5. The liquid crystal display according to claim 3, wherein the notch part is provided in each long side of the pixel electrode such that, considered as a pair, the two notches exhibit rotational symmetry of the second order.

6. The liquid crystal display according to claim 4, wherein the notch part is provided in each long side of the pixel electrode such that, considered as a pair, the two notches exhibit rotational symmetry of the second order.

7. The liquid crystal display according to claim 1, wherein the plurality of edge sides include a first edge side extending toward the inside of the pixel electrode in a direction intersecting a first direction in which the signal line extends and a second direction in which the gate line extends, a second edge side extending from an end part of the first edge side in the first direction, a fourth edge side extending toward the inside of the pixel electrode in the direction intersecting the first direction and the second direction, and a third edge side connecting between an end part of the fourth edge side and an end part of the second edge side.

8. The liquid crystal display according to claim 2, wherein the plurality of edge sides include a first edge side extending toward the inside of the pixel electrode in a direction intersecting a first direction in which the signal line extends and a second direction in which the gate line extends, a second edge side extending from an end part of the first edge side in the first direction, a fourth edge side extending toward the inside of the pixel electrode in the direction intersecting the first direction and the second direction, and a third edge side connecting between an end part of the fourth edge side and an end part of the second edge side.

9. The liquid crystal display according to claim 3, wherein the plurality of edge sides include a first edge side extending toward the inside of the pixel electrode in a direction intersecting a first direction in which the signal line extends and a second direction in which the gate line extends, a second edge side extending from an end part of the first edge side in the first direction, a fourth edge side extending toward the inside of the pixel electrode in the direction intersecting the first direction and the second direction, and a third edge side connecting between an end part of the fourth edge side and an end part of the second edge side.

10. The liquid crystal display according to claim 4, wherein the plurality of edge sides include a first edge side extending toward the inside of the pixel electrode in a direction intersecting a first direction in which the signal line extends and a second direction in which the gate line extends, a second edge side extending from an end part of the first edge side in the first direction, a fourth edge side extending toward the inside of the pixel electrode in the direction intersecting the first direction and the second direction, and a third edge side connecting between an end part of the fourth edge side and an end part of the second edge side.

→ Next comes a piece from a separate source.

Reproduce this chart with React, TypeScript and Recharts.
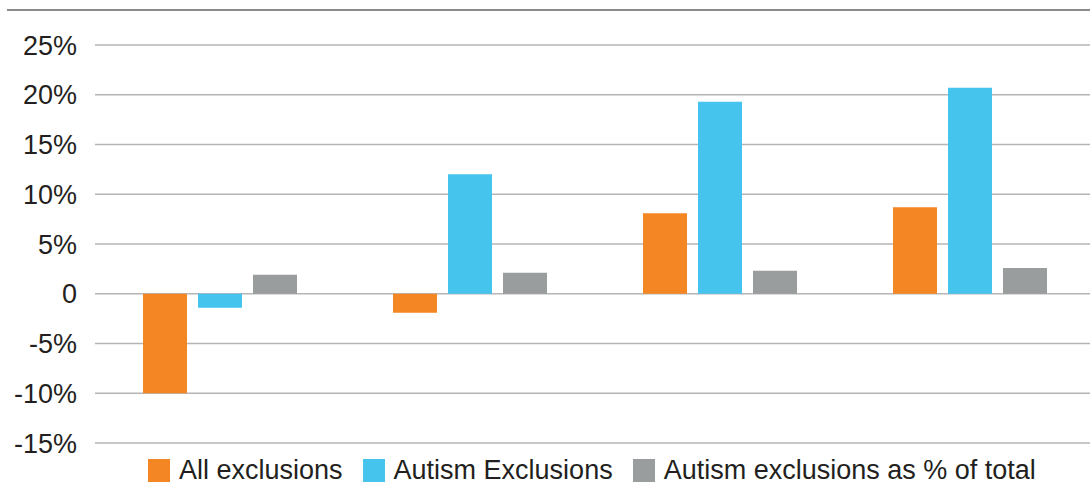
import { BarChart, Bar, XAxis, YAxis, CartesianGrid, Legend } from "recharts";

const categories = ["Group 1", "Group 2", "Group 3", "Group 4"];
const allExclusions = [-10.0, -1.9, 8.1, 8.7];
const autismExclusions = [-1.4, 12.0, 19.3, 20.7];
const autismShare = [1.9, 2.1, 2.3, 2.6];
const yTicks = [-15, -10, -5, 0, 5, 10, 15, 20, 25];

const series = [
  { key: "all", name: "All exclusions", color: "#F58624" },
  { key: "autism", name: "Autism Exclusions", color: "#45C5EE" },
  { key: "share", name: "Autism exclusions as % of total", color: "#9A9D9D" },
];

const data = categories.map((name, i) => ({
  name,
  all: allExclusions[i],
  autism: autismExclusions[i],
  share: autismShare[i],
}));

const font = "'Liberation Sans', Arial, Helvetica, sans-serif";

function LegendRow() {
  return (
    <div style={{ display: "flex", alignItems: "flex-start", fontFamily: font }}>
      {series.map((s) => (
        <div
          key={s.key}
          style={{ display: "flex", alignItems: "flex-start", marginRight: 20 }}
        >
          <div
            style={{
              width: 22,
              height: 23,
              marginTop: 2,
              marginRight: 9,
              background: s.color,
            }}
          />
          <span style={{ fontSize: 27, lineHeight: "27px", color: "#231f20", whiteSpace: "nowrap" }}>
            {s.name}
          </span>
        </div>
      ))}
    </div>
  );
}

export default function App() {
  return (
    <div
      style={{
        position: "absolute",
        top: 0,
        left: 0,
        width: 1090,
        height: 485,
        overflow: "hidden",
        background: "#fff",
      }}
    >
      <div
        style={{
          position: "absolute",
          top: 9,
          left: 7,
          width: 1083,
          height: 2,
          background: "#8c8c8c",
        }}
      />
      <BarChart
        width={1100}
        height={485}
        data={data}
        margin={{ top: 45, right: 5, bottom: 42, left: 0 }}
        barSize={44}
        barGap={11}
      >
        <CartesianGrid vertical={false} stroke="#b5b5b5" strokeWidth={1.5} />
        <XAxis dataKey="name" hide />
        <YAxis
          width={95}
          domain={[-15, 25]}
          ticks={yTicks}
          interval={0}
          axisLine={false}
          tickLine={false}
          tickSize={0}
          tickMargin={18}
          tickFormatter={(v: number) => (v === 0 ? "0" : `${v}%`)}
          tick={{ fill: "#231f20", fontSize: 27, fontFamily: font }}
        />
        <Legend
          layout="vertical"
          align="center"
          verticalAlign="middle"
          wrapperStyle={{ left: 148, top: 457, width: 950 }}
          content={() => <LegendRow />}
        />
        {series.map((s) => (
          <Bar
            key={s.key}
            dataKey={s.key}
            name={s.name}
            fill={s.color}
            isAnimationActive={false}
          />
        ))}
      </BarChart>
    </div>
  );
}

11. The liquid crystal display according to claim 5, wherein the plurality of edge sides include a first edge side extending toward the inside of the pixel electrode in a direction intersecting a first direction in which the signal line extends and a second direction in which the gate line extends, a second edge side extending from an end part of the first edge side in the first direction, a fourth edge side extending toward the inside of the pixel electrode in the direction intersecting the first direction and the second direction, and a third edge side connecting between an end part of the fourth edge side and an end part of the second edge side.

12. The liquid crystal display according to claim 6, wherein the plurality of edge sides include a first edge side extending toward the inside of the pixel electrode in a direction intersecting a first direction in which the signal line extends and a second direction in which the gate line extends, a second edge side extending from an end part of the first edge side in the first direction, a fourth edge side extending toward the inside of the pixel electrode in the direction intersecting the first direction and the second direction, and a third edge side connecting between an end part of the fourth edge side and an end part of the second edge side.